• Exercise
Write out each line of the listing as it stands, without the images.

• Material provided
---

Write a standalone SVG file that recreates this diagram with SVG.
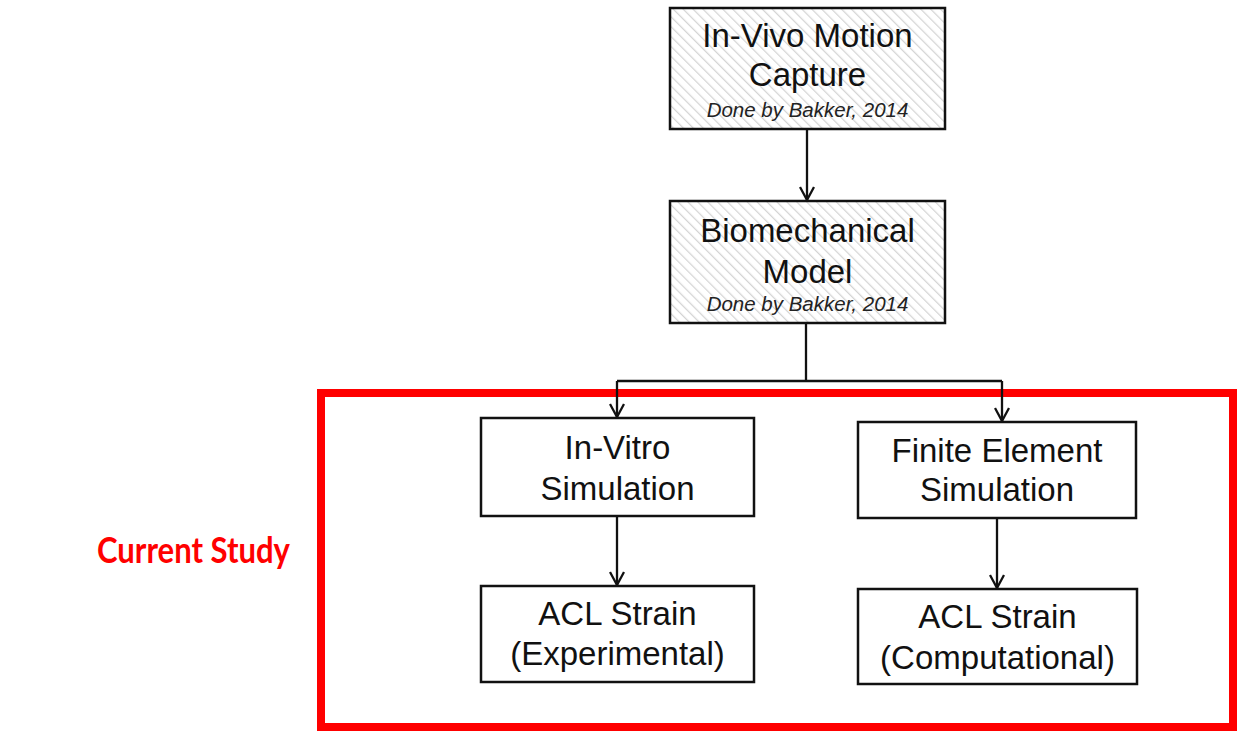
<svg xmlns="http://www.w3.org/2000/svg" width="1237" height="731" viewBox="0 0 1237 731">
<style>
.box{fill:#fff;stroke:#111;stroke-width:2.5}
.hbox{fill:url(#hatch);stroke:#111;stroke-width:2.5}
.t{font-family:"Liberation Sans",Arial,sans-serif;font-size:33px;fill:#111;text-anchor:middle}
.it{font-family:"Liberation Sans",Arial,sans-serif;font-size:20.5px;font-style:italic;fill:#222;text-anchor:middle}
.con{fill:none;stroke:#111;stroke-width:2.3}
</style>
<defs>
<pattern id="hatch" patternUnits="userSpaceOnUse" width="7" height="7" patternTransform="rotate(-45)">
<rect width="7" height="7" fill="#fff"/>
<line x1="0" y1="0" x2="0" y2="7" stroke="#d4d4d4" stroke-width="2.5"/>
</pattern>
<marker id="arr" viewBox="0 0 16 16" refX="15" refY="8" markerWidth="16" markerHeight="16" markerUnits="userSpaceOnUse" orient="auto">
<path d="M2,1 L15,8 L2,15" fill="none" stroke="#111" stroke-width="2.3"/>
</marker>
</defs>
<rect width="1237" height="731" fill="#fff"/>
<g id="frame">
<rect x="321" y="393" width="912" height="334" fill="none" stroke="#ff0000" stroke-width="8"/>
</g>
<g id="label-current-study">
<text x="193.5" y="563" text-anchor="middle" font-family="Lato,'Open Sans',Calibri,sans-serif" font-weight="bold" font-size="36" fill="#ff0000" textLength="193" lengthAdjust="spacingAndGlyphs">Current Study</text>
</g>
<g id="connectors">
<line class="con" x1="807" y1="129" x2="807" y2="200" marker-end="url(#arr)"/>
<polyline class="con" points="806,323 806,381"/>
<polyline class="con" points="617,381 1002,381"/>
<line class="con" x1="617" y1="381" x2="617" y2="417" marker-end="url(#arr)"/>
<line class="con" x1="1002" y1="381" x2="1002" y2="421" marker-end="url(#arr)"/>
<line class="con" x1="617" y1="516" x2="617" y2="585" marker-end="url(#arr)"/>
<line class="con" x1="997" y1="518" x2="997" y2="588" marker-end="url(#arr)"/>
</g>
<g id="n-motion-capture">
<rect class="hbox" x="670" y="8" width="275" height="121"/>
<text class="t" x="807.5" y="47">In-Vivo Motion</text>
<text class="t" x="807.5" y="86">Capture</text>
<text class="it" x="807.5" y="117">Done by Bakker, 2014</text>
</g>
<g id="n-biomech">
<rect class="hbox" x="670" y="201" width="275" height="122"/>
<text class="t" x="807.5" y="242">Biomechanical</text>
<text class="t" x="807.5" y="283">Model</text>
<text class="it" x="807.5" y="311">Done by Bakker, 2014</text>
</g>
<g id="n-invitro">
<rect class="box" x="481" y="418" width="273" height="98"/>
<text class="t" x="617.5" y="459">In-Vitro</text>
<text class="t" x="617.5" y="500">Simulation</text>
</g>
<g id="n-fe">
<rect class="box" x="858" y="422" width="278" height="96"/>
<text class="t" x="997" y="462">Finite Element</text>
<text class="t" x="997" y="501">Simulation</text>
</g>
<g id="n-acl-exp">
<rect class="box" x="481" y="586" width="273" height="96"/>
<text class="t" x="617.5" y="625">ACL Strain</text>
<text class="t" x="617.5" y="665">(Experimental)</text>
</g>
<g id="n-acl-comp">
<rect class="box" x="858" y="589" width="279" height="95"/>
<text class="t" x="997.5" y="628">ACL Strain</text>
<text class="t" x="997.5" y="669">(Computational)</text>
</g>
</svg>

---

• The response
Write a standalone SVG file that recreates this diagram with SVG.
<svg xmlns="http://www.w3.org/2000/svg" width="1237" height="731" viewBox="0 0 1237 731">
<style>
.box{fill:#fff;stroke:#111;stroke-width:2.5}
.hbox{fill:url(#hatch);stroke:#111;stroke-width:2.5}
.t{font-family:"Liberation Sans",Arial,sans-serif;font-size:33px;fill:#111;text-anchor:middle}
.it{font-family:"Liberation Sans",Arial,sans-serif;font-size:20.5px;font-style:italic;fill:#222;text-anchor:middle}
.con{fill:none;stroke:#111;stroke-width:2.3}
</style>
<defs>
<pattern id="hatch" patternUnits="userSpaceOnUse" width="7" height="7" patternTransform="rotate(-45)">
<rect width="7" height="7" fill="#fff"/>
<line x1="0" y1="0" x2="0" y2="7" stroke="#d4d4d4" stroke-width="2.5"/>
</pattern>
<marker id="arr" viewBox="0 0 16 16" refX="15" refY="8" markerWidth="16" markerHeight="16" markerUnits="userSpaceOnUse" orient="auto">
<path d="M2,1 L15,8 L2,15" fill="none" stroke="#111" stroke-width="2.3"/>
</marker>
</defs>
<rect width="1237" height="731" fill="#fff"/>
<g id="frame">
<rect x="321" y="393" width="912" height="334" fill="none" stroke="#ff0000" stroke-width="8"/>
</g>
<g id="label-current-study">
<text x="193.5" y="563" text-anchor="middle" font-family="Lato,'Open Sans',Calibri,sans-serif" font-weight="bold" font-size="36" fill="#ff0000" textLength="193" lengthAdjust="spacingAndGlyphs">Current Study</text>
</g>
<g id="connectors">
<line class="con" x1="807" y1="129" x2="807" y2="200" marker-end="url(#arr)"/>
<polyline class="con" points="806,323 806,381"/>
<polyline class="con" points="617,381 1002,381"/>
<line class="con" x1="617" y1="381" x2="617" y2="417" marker-end="url(#arr)"/>
<line class="con" x1="1002" y1="381" x2="1002" y2="421" marker-end="url(#arr)"/>
<line class="con" x1="617" y1="516" x2="617" y2="585" marker-end="url(#arr)"/>
<line class="con" x1="997" y1="518" x2="997" y2="588" marker-end="url(#arr)"/>
</g>
<g id="n-motion-capture">
<rect class="hbox" x="670" y="8" width="275" height="121"/>
<text class="t" x="807.5" y="47">In-Vivo Motion</text>
<text class="t" x="807.5" y="86">Capture</text>
<text class="it" x="807.5" y="117">Done by Bakker, 2014</text>
</g>
<g id="n-biomech">
<rect class="hbox" x="670" y="201" width="275" height="122"/>
<text class="t" x="807.5" y="242">Biomechanical</text>
<text class="t" x="807.5" y="283">Model</text>
<text class="it" x="807.5" y="311">Done by Bakker, 2014</text>
</g>
<g id="n-invitro">
<rect class="box" x="481" y="418" width="273" height="98"/>
<text class="t" x="617.5" y="459">In-Vitro</text>
<text class="t" x="617.5" y="500">Simulation</text>
</g>
<g id="n-fe">
<rect class="box" x="858" y="422" width="278" height="96"/>
<text class="t" x="997" y="462">Finite Element</text>
<text class="t" x="997" y="501">Simulation</text>
</g>
<g id="n-acl-exp">
<rect class="box" x="481" y="586" width="273" height="96"/>
<text class="t" x="617.5" y="625">ACL Strain</text>
<text class="t" x="617.5" y="665">(Experimental)</text>
</g>
<g id="n-acl-comp">
<rect class="box" x="858" y="589" width="279" height="95"/>
<text class="t" x="997.5" y="628">ACL Strain</text>
<text class="t" x="997.5" y="669">(Computational)</text>
</g>
</svg>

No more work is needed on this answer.